A woman-owned, 100 percent women-operated recruitment firm? Very nice…and very unique.
This unique setup particularly interested me because I remember reading a Forbes.com article about how women HR professionals often discriminate against attractive female job seekers.
The article explained how two Isreali researchers—Bradley Ruffle at Ben-Gurion University and Ze’ev Shtudiner at Ariel University Centre—sent out fake applications to 2,500 job openings. The researchers sent two applications to each job; one application included a photo and the other did not. The two believed that resumes including photos of attractive candidates would receive the greatest response.
This was partially true. Although attractive males received more callbacks for interviews than unattractive males, attractive women were less likely to get a callback for an interview if they attached a photo.
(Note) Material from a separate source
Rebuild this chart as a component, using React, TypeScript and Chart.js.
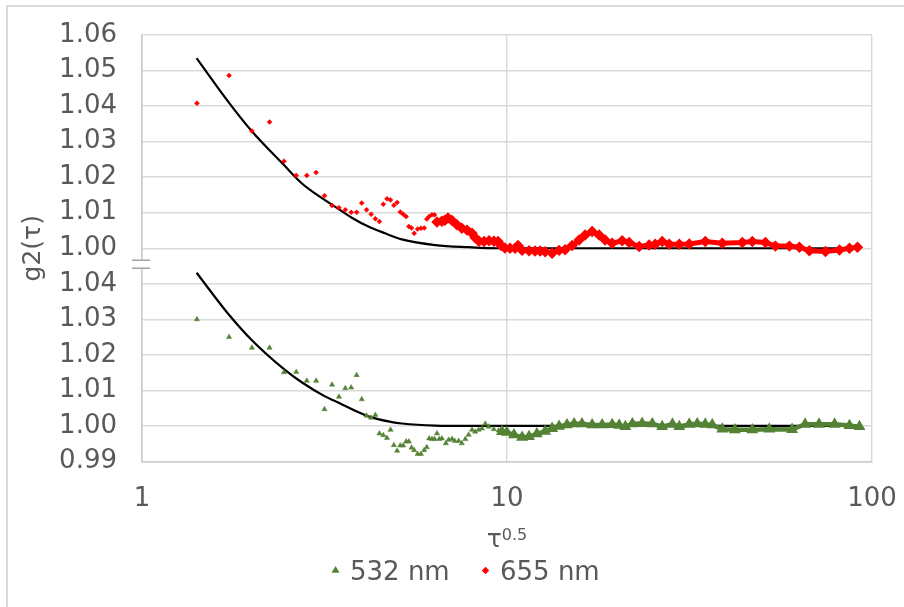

Why the discrepancy?
The researchers concluded:
Human resources departments tend to be staffed mostly by women. Indeed, in the Israeli study, 93% of those tasked with selecting whom to invite for an interview were female. The researchers’ unavoidable—and unpalatable—conclusion is that old-fashioned jealousy led the women to discriminate against pretty candidates.
Ladies, is this true?
Now, when first reading about the experiment, one might assume attractive women were ruled out because of the unfair “dumb blonde” or “dumb model” generalizations. Yet, each photo in the study was also rated on how intelligent people thought the person looked and the results showed that there was no correlation between one’s beauty and one’s intelligence level(s).
Are women HR professionals really discriminating against female job seekers? If so, this is really disconcerting. Why you ask? Well, look at the stats about women in the workforce (and, ladies let me tell you, they’re not pretty):
Only 4.2 percent of Fortune 500 CEOs are women
Women make up 4.5 percent of Fortune 1000 CEO positions
In 2012—just like in 2002—among full-time, year-round workers, women were paid 77 percent of what men were paid.
Women only held 16.6 percent of Fortune 500 board seats
In 2011, at 31.9 percent, women didn’t even account for half of all lawyers
From elementary and middle school teachers to computer programmers, women are paid less than men in female-dominated, gender-balanced, and male-dominated occupations (AAUW)
What am I saying? Ladies, it’s clear that we need one another. Although more and more women (and mothers) are entering the workforce, we still face many inequalities compared to our male counterparts. Instead of being jealous and discriminating against each other, we need to unite and continue to advocate for change and equality.
It may sound cliché, but the phrase, “United we stand, divided we fall,” is very true. Being jealous and unfair toward attractive women only harms women in the workforce overall. Instead of preventing women from entering a company, why not be fair in your selection process? View the female job seekers not as “threats,” but positively as more potential women who can add to those lists of CEOs and board members and ultimately help turn our male-dominated, senior-level workforce into an equal and level playing field.